L’urgence d’une conscience économique nationale

Pour l’Afrique notamment, le défi est immense mais pas insurmontable. Il s’agit désormais de bâtir une conscience économique nationale, voire continentale. Cela implique de penser l’économie comme levier de transformation politique, sociale et diplomatique. Cela passe par une meilleure gouvernance des ressources naturelles, un contrôle accru sur les chaînes de valeur, une protection intelligente des industries locales, et surtout, une volonté politique de rupture avec les modèles extractivistes hérités de la colonisation.

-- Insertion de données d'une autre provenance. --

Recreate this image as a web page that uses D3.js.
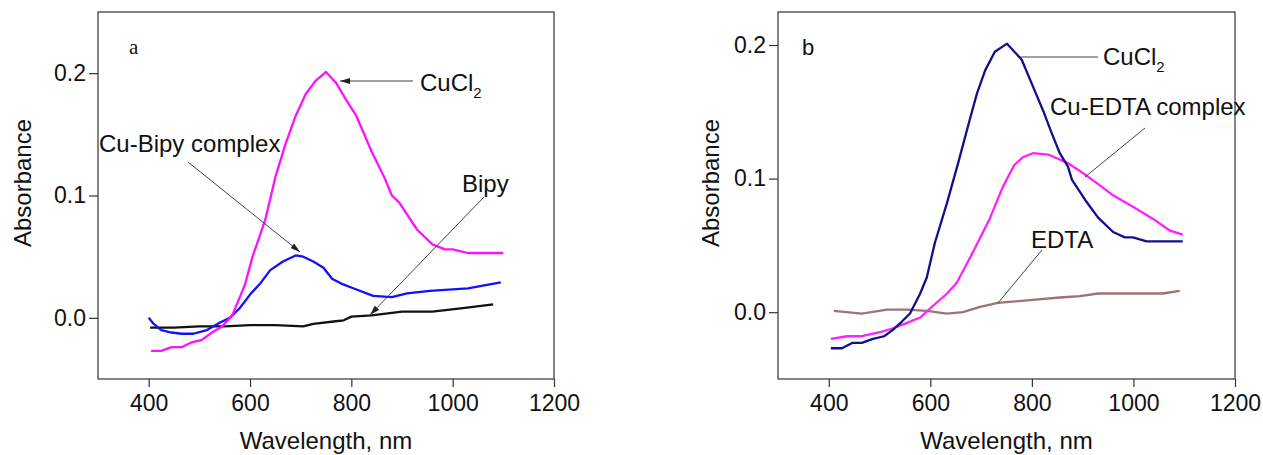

L’éducation économique, la formation technique, le soutien à l’entrepreneuriat local, l’investissement dans la recherche et l’innovation sont les pierres angulaires d’une montée en puissance. Les États africains ne doivent plus être de simples fournisseurs de matières premières, mais devenir les architectes de leur avenir industriel. Le tout, sans attendre un feu vert de l’extérieur.

Conclusion – S’adapter ou disparaître

La déclaration d’Ahoua Don Mello est un appel à la lucidité. Dans un monde devenu arène, où l’économie a remplacé les armées comme outil principal de domination, chaque pays doit choisir : s’adapter, comprendre les règles du jeu et se battre pour ses intérêts, ou subir, attendre, espérer, et se faire marginaliser. Le monde multipolaire n’est ni une promesse ni une menace, il est un état de fait. À chaque nation de décider si elle veut être un pion ou un joueur.

Dans cette guerre économique où tous les coups sont permis, la meilleure défense reste une stratégie offensive, articulée autour d’un projet économique souverain, inclusif et ambitieux. Le poids politique ne s’improvise pas : il se construit au prix d’efforts collectifs, de réformes courageuses et d’une vision assumée de la grandeur.